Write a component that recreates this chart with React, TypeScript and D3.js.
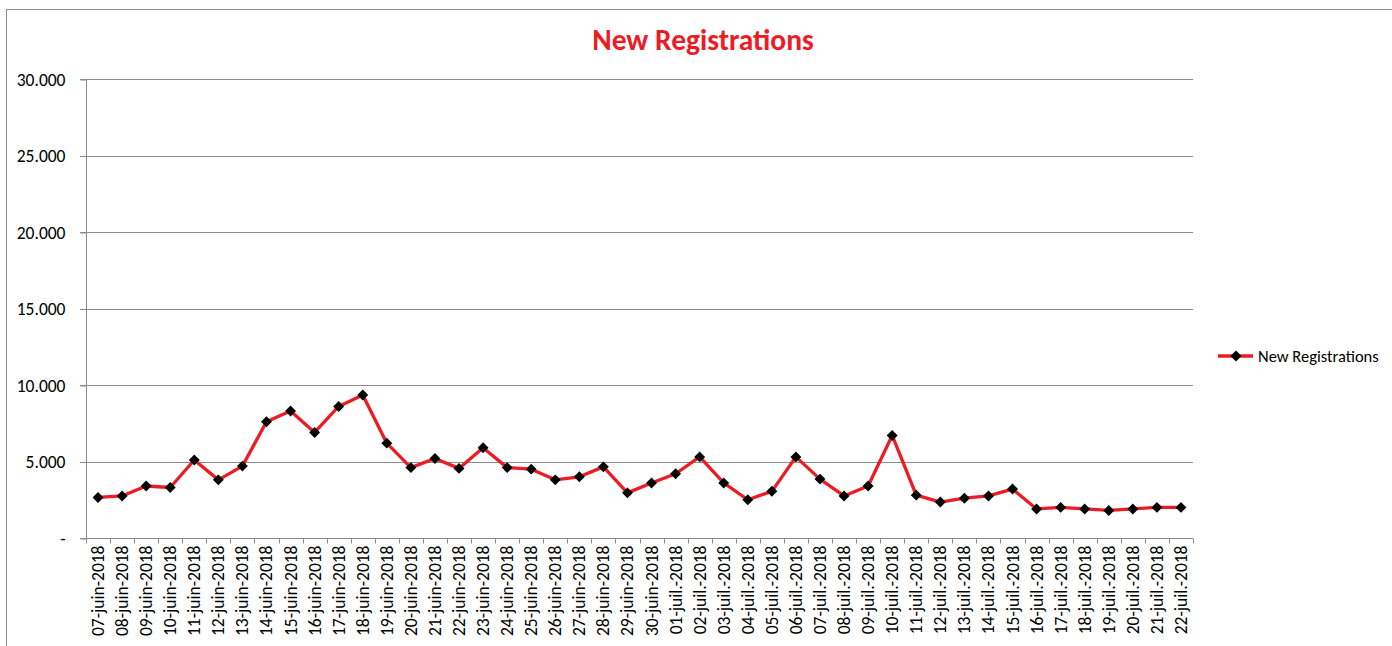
import * as d3 from "d3";
import { useEffect, useRef } from "react";

const dates = [
  "07-juin-2018", "08-juin-2018", "09-juin-2018", "10-juin-2018", "11-juin-2018",
  "12-juin-2018", "13-juin-2018", "14-juin-2018", "15-juin-2018", "16-juin-2018",
  "17-juin-2018", "18-juin-2018", "19-juin-2018", "20-juin-2018", "21-juin-2018",
  "22-juin-2018", "23-juin-2018", "24-juin-2018", "25-juin-2018", "26-juin-2018",
  "27-juin-2018", "28-juin-2018", "29-juin-2018", "30-juin-2018",
  "01-juil.-2018", "02-juil.-2018", "03-juil.-2018", "04-juil.-2018", "05-juil.-2018",
  "06-juil.-2018", "07-juil.-2018", "08-juil.-2018", "09-juil.-2018", "10-juil.-2018",
  "11-juil.-2018", "12-juil.-2018", "13-juil.-2018", "14-juil.-2018", "15-juil.-2018",
  "16-juil.-2018", "17-juil.-2018", "18-juil.-2018", "19-juil.-2018", "20-juil.-2018",
  "21-juil.-2018", "22-juil.-2018",
];

const registrations = [
  2650, 2750, 3400, 3300, 5100, 3800, 4700, 7600, 8300, 6900,
  8600, 9350, 6200, 4600, 5200, 4550, 5900, 4600, 4500, 3800,
  4000, 4650, 2950, 3600, 4200, 5300, 3600, 2500, 3050, 5300,
  3850, 2750, 3400, 6700, 2800, 2350, 2600, 2750, 3200, 1900,
  2000, 1900, 1800, 1900, 2000, 2000,
];

const yTicks = [0, 5000, 10000, 15000, 20000, 25000, 30000];
const seriesName = "New Registrations";
const chartTitle = "New Registrations";

const FONT = "Carlito, Calibri, 'Open Sans', sans-serif";

export default function App() {
  const ref = useRef<SVGSVGElement>(null);

  useEffect(() => {
    const width = 1392, height = 646;
    const svg = d3.select(ref.current);
    svg.selectAll("*").remove();
    svg.attr("width", width).attr("height", height);

    const left = 86, right = 1193, top = 79, bottom = 538;

    const x = d3.scaleBand().domain(dates).range([left, right]);
    const y = d3.scaleLinear().domain([0, 30000]).range([bottom, top]);

    // outer chart frame
    svg.append("path")
      .attr("d", `M6.5,${height} V9.5 H${width}`)
      .attr("fill", "none")
      .attr("stroke", "#8c8c8c")
      .attr("stroke-width", 1);

    svg.append("text")
      .attr("x", 703)
      .attr("y", 50)
      .attr("text-anchor", "middle")
      .attr("fill", "#ed1c24")
      .attr("font-family", FONT)
      .attr("font-weight", "bold")
      .attr("font-size", 29.5)
      .text(chartTitle);

    // gridlines
    svg.append("g")
      .selectAll("line")
      .data(yTicks.filter(d => d > 0))
      .join("line")
      .attr("x1", left - 6)
      .attr("x2", right)
      .attr("y1", d => Math.round(y(d)) + 0.5)
      .attr("y2", d => Math.round(y(d)) + 0.5)
      .attr("stroke", "#8c8c8c")
      .attr("stroke-width", 1);

    // y axis
    const yAxis = d3.axisLeft(y)
      .tickValues(yTicks)
      .tickSize(6)
      .tickFormat(d => (+d === 0 ? "-" : d3.format(",")(+d).replace(/,/g, ".")));
    const gy = svg.append("g").attr("transform", `translate(${left + 0.5},0.5)`).call(yAxis);
    gy.select(".domain").attr("stroke", "#8c8c8c").attr("d", `M0,${top}V${bottom}`);
    gy.selectAll(".tick line").attr("stroke", "#8c8c8c");
    gy.selectAll(".tick text")
      .attr("x", -21)
      .attr("fill", "#000")
      .attr("font-family", FONT)
      .attr("font-size", 17.5);

    // x axis
    const gx = svg.append("g").attr("transform", `translate(0,${bottom + 0.5})`);
    gx.append("line")
      .attr("x1", left - 6).attr("x2", right)
      .attr("stroke", "#8c8c8c");
    gx.selectAll("line.tk")
      .data(dates.concat(["__end"]))
      .join("line")
      .attr("class", "tk")
      .attr("x1", (d, i) => Math.round(left + i * x.bandwidth()) + 0.5)
      .attr("x2", (d, i) => Math.round(left + i * x.bandwidth()) + 0.5)
      .attr("y1", 0)
      .attr("y2", 5)
      .attr("stroke", "#8c8c8c");
    gx.selectAll("text")
      .data(dates)
      .join("text")
      .attr("transform", d => `translate(${x(d)! + x.bandwidth() / 2 + 6},7) rotate(-90)`)
      .attr("text-anchor", "end")
      .attr("font-family", FONT)
      .attr("font-size", 17.5)
      .attr("fill", "#000")
      .text(d => d);

    const cx = (d: string) => x(d)! + x.bandwidth() / 2;

    const line = d3.line<number>()
      .x((d, i) => cx(dates[i]))
      .y(d => y(d));

    svg.append("path")
      .datum(registrations)
      .attr("d", line)
      .attr("fill", "none")
      .attr("stroke", "#ed1c24")
      .attr("stroke-width", 3.3)
      .attr("stroke-linejoin", "round");

    const diamond = d3.symbol().type(d3.symbolDiamond2).size(76);
    svg.append("g")
      .selectAll("path")
      .data(registrations)
      .join("path")
      .attr("transform", (d, i) => `translate(${cx(dates[i])},${y(d)})`)
      .attr("d", diamond)
      .attr("fill", "#000");

    // legend
    const lg = svg.append("g").attr("transform", "translate(1218,356)");
    lg.append("line").attr("x1", 0).attr("x2", 35).attr("stroke", "#ed1c24").attr("stroke-width", 3.3);
    lg.append("path").attr("transform", "translate(18,0)").attr("d", diamond).attr("fill", "#000");
    lg.append("text")
      .attr("x", 40)
      .attr("y", 5.5)
      .attr("font-family", FONT)
      .attr("font-size", 16.5)
      .attr("fill", "#000")
      .text(seriesName);
  }, []);

  return (
    <svg ref={ref} style={{ position: "absolute", left: 0, top: 0, background: "#fff" }}></svg>
  );
}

*WHAT THE TASK REQUIRES:* Take the listing and print it again exactly, but without any pictures.

*COMPLETE ANSWER:*
Write a component that recreates this chart with React, TypeScript and D3.js.
import * as d3 from "d3";
import { useEffect, useRef } from "react";

const dates = [
  "07-juin-2018", "08-juin-2018", "09-juin-2018", "10-juin-2018", "11-juin-2018",
  "12-juin-2018", "13-juin-2018", "14-juin-2018", "15-juin-2018", "16-juin-2018",
  "17-juin-2018", "18-juin-2018", "19-juin-2018", "20-juin-2018", "21-juin-2018",
  "22-juin-2018", "23-juin-2018", "24-juin-2018", "25-juin-2018", "26-juin-2018",
  "27-juin-2018", "28-juin-2018", "29-juin-2018", "30-juin-2018",
  "01-juil.-2018", "02-juil.-2018", "03-juil.-2018", "04-juil.-2018", "05-juil.-2018",
  "06-juil.-2018", "07-juil.-2018", "08-juil.-2018", "09-juil.-2018", "10-juil.-2018",
  "11-juil.-2018", "12-juil.-2018", "13-juil.-2018", "14-juil.-2018", "15-juil.-2018",
  "16-juil.-2018", "17-juil.-2018", "18-juil.-2018", "19-juil.-2018", "20-juil.-2018",
  "21-juil.-2018", "22-juil.-2018",
];

const registrations = [
  2650, 2750, 3400, 3300, 5100, 3800, 4700, 7600, 8300, 6900,
  8600, 9350, 6200, 4600, 5200, 4550, 5900, 4600, 4500, 3800,
  4000, 4650, 2950, 3600, 4200, 5300, 3600, 2500, 3050, 5300,
  3850, 2750, 3400, 6700, 2800, 2350, 2600, 2750, 3200, 1900,
  2000, 1900, 1800, 1900, 2000, 2000,
];

const yTicks = [0, 5000, 10000, 15000, 20000, 25000, 30000];
const seriesName = "New Registrations";
const chartTitle = "New Registrations";

const FONT = "Carlito, Calibri, 'Open Sans', sans-serif";

export default function App() {
  const ref = useRef<SVGSVGElement>(null);

  useEffect(() => {
    const width = 1392, height = 646;
    const svg = d3.select(ref.current);
    svg.selectAll("*").remove();
    svg.attr("width", width).attr("height", height);

    const left = 86, right = 1193, top = 79, bottom = 538;

    const x = d3.scaleBand().domain(dates).range([left, right]);
    const y = d3.scaleLinear().domain([0, 30000]).range([bottom, top]);

    // outer chart frame
    svg.append("path")
      .attr("d", `M6.5,${height} V9.5 H${width}`)
      .attr("fill", "none")
      .attr("stroke", "#8c8c8c")
      .attr("stroke-width", 1);

    svg.append("text")
      .attr("x", 703)
      .attr("y", 50)
      .attr("text-anchor", "middle")
      .attr("fill", "#ed1c24")
      .attr("font-family", FONT)
      .attr("font-weight", "bold")
      .attr("font-size", 29.5)
      .text(chartTitle);

    // gridlines
    svg.append("g")
      .selectAll("line")
      .data(yTicks.filter(d => d > 0))
      .join("line")
      .attr("x1", left - 6)
      .attr("x2", right)
      .attr("y1", d => Math.round(y(d)) + 0.5)
      .attr("y2", d => Math.round(y(d)) + 0.5)
      .attr("stroke", "#8c8c8c")
      .attr("stroke-width", 1);

    // y axis
    const yAxis = d3.axisLeft(y)
      .tickValues(yTicks)
      .tickSize(6)
      .tickFormat(d => (+d === 0 ? "-" : d3.format(",")(+d).replace(/,/g, ".")));
    const gy = svg.append("g").attr("transform", `translate(${left + 0.5},0.5)`).call(yAxis);
    gy.select(".domain").attr("stroke", "#8c8c8c").attr("d", `M0,${top}V${bottom}`);
    gy.selectAll(".tick line").attr("stroke", "#8c8c8c");
    gy.selectAll(".tick text")
      .attr("x", -21)
      .attr("fill", "#000")
      .attr("font-family", FONT)
      .attr("font-size", 17.5);

    // x axis
    const gx = svg.append("g").attr("transform", `translate(0,${bottom + 0.5})`);
    gx.append("line")
      .attr("x1", left - 6).attr("x2", right)
      .attr("stroke", "#8c8c8c");
    gx.selectAll("line.tk")
      .data(dates.concat(["__end"]))
      .join("line")
      .attr("class", "tk")
      .attr("x1", (d, i) => Math.round(left + i * x.bandwidth()) + 0.5)
      .attr("x2", (d, i) => Math.round(left + i * x.bandwidth()) + 0.5)
      .attr("y1", 0)
      .attr("y2", 5)
      .attr("stroke", "#8c8c8c");
    gx.selectAll("text")
      .data(dates)
      .join("text")
      .attr("transform", d => `translate(${x(d)! + x.bandwidth() / 2 + 6},7) rotate(-90)`)
      .attr("text-anchor", "end")
      .attr("font-family", FONT)
      .attr("font-size", 17.5)
      .attr("fill", "#000")
      .text(d => d);

    const cx = (d: string) => x(d)! + x.bandwidth() / 2;

    const line = d3.line<number>()
      .x((d, i) => cx(dates[i]))
      .y(d => y(d));

    svg.append("path")
      .datum(registrations)
      .attr("d", line)
      .attr("fill", "none")
      .attr("stroke", "#ed1c24")
      .attr("stroke-width", 3.3)
      .attr("stroke-linejoin", "round");

    const diamond = d3.symbol().type(d3.symbolDiamond2).size(76);
    svg.append("g")
      .selectAll("path")
      .data(registrations)
      .join("path")
      .attr("transform", (d, i) => `translate(${cx(dates[i])},${y(d)})`)
      .attr("d", diamond)
      .attr("fill", "#000");

    // legend
    const lg = svg.append("g").attr("transform", "translate(1218,356)");
    lg.append("line").attr("x1", 0).attr("x2", 35).attr("stroke", "#ed1c24").attr("stroke-width", 3.3);
    lg.append("path").attr("transform", "translate(18,0)").attr("d", diamond).attr("fill", "#000");
    lg.append("text")
      .attr("x", 40)
      .attr("y", 5.5)
      .attr("font-family", FONT)
      .attr("font-size", 16.5)
      .attr("fill", "#000")
      .text(seriesName);
  }, []);

  return (
    <svg ref={ref} style={{ position: "absolute", left: 0, top: 0, background: "#fff" }}></svg>
  );
}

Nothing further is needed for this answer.